#### [Information provided]
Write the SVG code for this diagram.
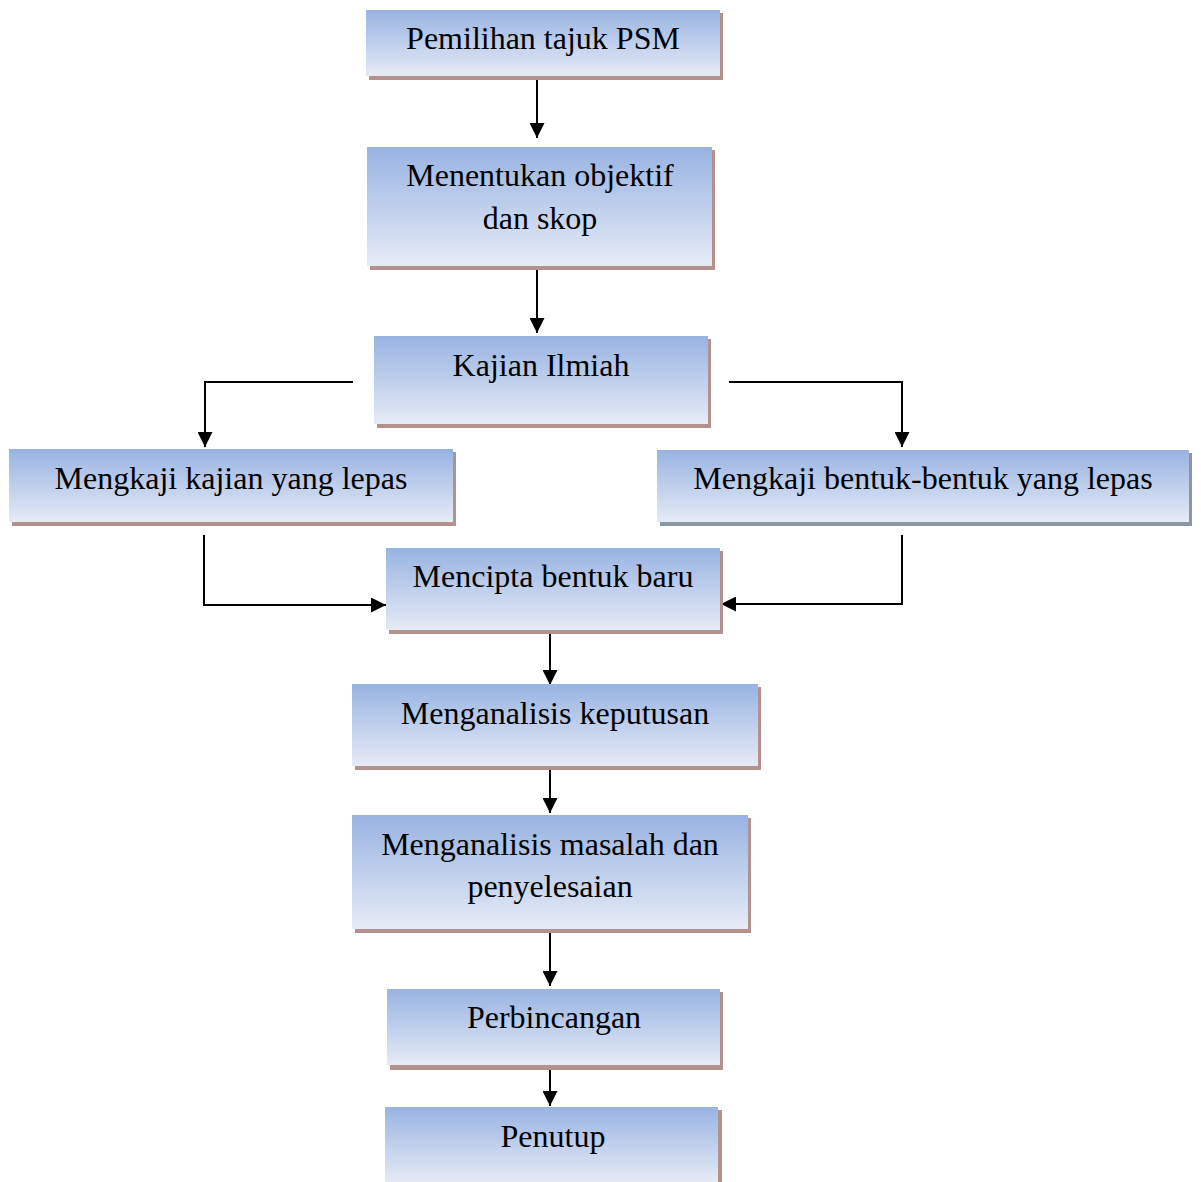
<svg xmlns="http://www.w3.org/2000/svg" width="1201" height="1182" viewBox="0 0 1201 1182">
<defs>
<linearGradient id="g" x1="0" y1="0" x2="0" y2="1">
<stop offset="0" stop-color="#98b3e2"/>
<stop offset="1" stop-color="#e6ebf6"/>
</linearGradient>
<marker id="ah" viewBox="0 0 10 10" refX="10" refY="5" markerWidth="7.5" markerHeight="7.5" markerUnits="strokeWidth" orient="auto">
<path d="M0,0 L10,5 L0,10 Z" fill="#000"/>
</marker>
<style>
.box{fill:url(#g)}
.sh{fill:#b3918d}
.shg{fill:#8996a4}
.t{font-family:"Liberation Serif","Times New Roman",serif;font-size:32px;fill:#000;text-anchor:middle}
.c{fill:none;stroke:#000;stroke-width:2;marker-end:url(#ah)}
</style>
</defs>
<rect width="1201" height="1182" fill="#fff"/>
<g id="connectors">
<path class="c" d="M537,76 V138"/>
<path class="c" d="M537,266 V333"/>
<path class="c" d="M353,382 H205 V447"/>
<path class="c" d="M729,382 H902 V447"/>
<path class="c" d="M204,535 V605 H386"/>
<path class="c" d="M902,535 V604 H721"/>
<path class="c" d="M550,630 V685"/>
<path class="c" d="M550,766 V813"/>
<path class="c" d="M550,933 V986"/>
<path class="c" d="M550,1065 V1106"/>
</g>
<g id="n1"><rect class="sh" x="369" y="13" width="354" height="67"/><rect class="box" x="366" y="10" width="354" height="66"/><text class="t" x="543" y="49">Pemilihan tajuk PSM</text></g>
<g id="n2"><rect class="sh" x="370" y="150" width="345" height="120"/><rect class="box" x="367" y="147" width="345" height="119"/><text class="t" x="540" y="186">Menentukan objektif</text><text class="t" x="540" y="229">dan skop</text></g>
<g id="n3"><rect class="sh" x="377" y="339" width="334" height="89"/><rect class="box" x="374" y="336" width="334" height="88"/><text class="t" x="541" y="376">Kajian Ilmiah</text></g>
<g id="n4"><rect class="sh" x="12" y="452" width="444" height="74"/><rect class="box" x="9" y="449" width="444" height="73"/><text class="t" x="231" y="489">Mengkaji kajian yang lepas</text></g>
<g id="n5"><rect class="shg" x="660" y="453" width="532" height="73"/><rect class="box" x="657" y="450" width="532" height="72"/><text class="t" x="923" y="489">Mengkaji bentuk-bentuk yang lepas</text></g>
<g id="n6"><rect class="sh" x="389" y="551" width="334" height="83"/><rect class="box" x="386" y="548" width="334" height="82"/><text class="t" x="553" y="587">Mencipta bentuk baru</text></g>
<g id="n7"><rect class="sh" x="355" y="687" width="406" height="83"/><rect class="box" x="352" y="684" width="406" height="82"/><text class="t" x="555" y="724">Menganalisis keputusan</text></g>
<g id="n8"><rect class="sh" x="355" y="818" width="396" height="115"/><rect class="box" x="352" y="815" width="396" height="114"/><text class="t" x="550" y="855">Menganalisis masalah dan</text><text class="t" x="550" y="897">penyelesaian</text></g>
<g id="n9"><rect class="sh" x="390" y="992" width="333" height="78"/><rect class="box" x="387" y="989" width="333" height="76"/><text class="t" x="554" y="1028">Perbincangan</text></g>
<g id="n10"><rect class="sh" x="388" y="1110" width="334" height="75"/><rect class="box" x="385" y="1107" width="333" height="75"/><text class="t" x="553" y="1147">Penutup</text></g>
</svg>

#### [Stated task]
Exclude the images, then output the data above word for word.

#### [Correct response]
Write the SVG code for this diagram.
<svg xmlns="http://www.w3.org/2000/svg" width="1201" height="1182" viewBox="0 0 1201 1182">
<defs>
<linearGradient id="g" x1="0" y1="0" x2="0" y2="1">
<stop offset="0" stop-color="#98b3e2"/>
<stop offset="1" stop-color="#e6ebf6"/>
</linearGradient>
<marker id="ah" viewBox="0 0 10 10" refX="10" refY="5" markerWidth="7.5" markerHeight="7.5" markerUnits="strokeWidth" orient="auto">
<path d="M0,0 L10,5 L0,10 Z" fill="#000"/>
</marker>
<style>
.box{fill:url(#g)}
.sh{fill:#b3918d}
.shg{fill:#8996a4}
.t{font-family:"Liberation Serif","Times New Roman",serif;font-size:32px;fill:#000;text-anchor:middle}
.c{fill:none;stroke:#000;stroke-width:2;marker-end:url(#ah)}
</style>
</defs>
<rect width="1201" height="1182" fill="#fff"/>
<g id="connectors">
<path class="c" d="M537,76 V138"/>
<path class="c" d="M537,266 V333"/>
<path class="c" d="M353,382 H205 V447"/>
<path class="c" d="M729,382 H902 V447"/>
<path class="c" d="M204,535 V605 H386"/>
<path class="c" d="M902,535 V604 H721"/>
<path class="c" d="M550,630 V685"/>
<path class="c" d="M550,766 V813"/>
<path class="c" d="M550,933 V986"/>
<path class="c" d="M550,1065 V1106"/>
</g>
<g id="n1"><rect class="sh" x="369" y="13" width="354" height="67"/><rect class="box" x="366" y="10" width="354" height="66"/><text class="t" x="543" y="49">Pemilihan tajuk PSM</text></g>
<g id="n2"><rect class="sh" x="370" y="150" width="345" height="120"/><rect class="box" x="367" y="147" width="345" height="119"/><text class="t" x="540" y="186">Menentukan objektif</text><text class="t" x="540" y="229">dan skop</text></g>
<g id="n3"><rect class="sh" x="377" y="339" width="334" height="89"/><rect class="box" x="374" y="336" width="334" height="88"/><text class="t" x="541" y="376">Kajian Ilmiah</text></g>
<g id="n4"><rect class="sh" x="12" y="452" width="444" height="74"/><rect class="box" x="9" y="449" width="444" height="73"/><text class="t" x="231" y="489">Mengkaji kajian yang lepas</text></g>
<g id="n5"><rect class="shg" x="660" y="453" width="532" height="73"/><rect class="box" x="657" y="450" width="532" height="72"/><text class="t" x="923" y="489">Mengkaji bentuk-bentuk yang lepas</text></g>
<g id="n6"><rect class="sh" x="389" y="551" width="334" height="83"/><rect class="box" x="386" y="548" width="334" height="82"/><text class="t" x="553" y="587">Mencipta bentuk baru</text></g>
<g id="n7"><rect class="sh" x="355" y="687" width="406" height="83"/><rect class="box" x="352" y="684" width="406" height="82"/><text class="t" x="555" y="724">Menganalisis keputusan</text></g>
<g id="n8"><rect class="sh" x="355" y="818" width="396" height="115"/><rect class="box" x="352" y="815" width="396" height="114"/><text class="t" x="550" y="855">Menganalisis masalah dan</text><text class="t" x="550" y="897">penyelesaian</text></g>
<g id="n9"><rect class="sh" x="390" y="992" width="333" height="78"/><rect class="box" x="387" y="989" width="333" height="76"/><text class="t" x="554" y="1028">Perbincangan</text></g>
<g id="n10"><rect class="sh" x="388" y="1110" width="334" height="75"/><rect class="box" x="385" y="1107" width="333" height="75"/><text class="t" x="553" y="1147">Penutup</text></g>
</svg>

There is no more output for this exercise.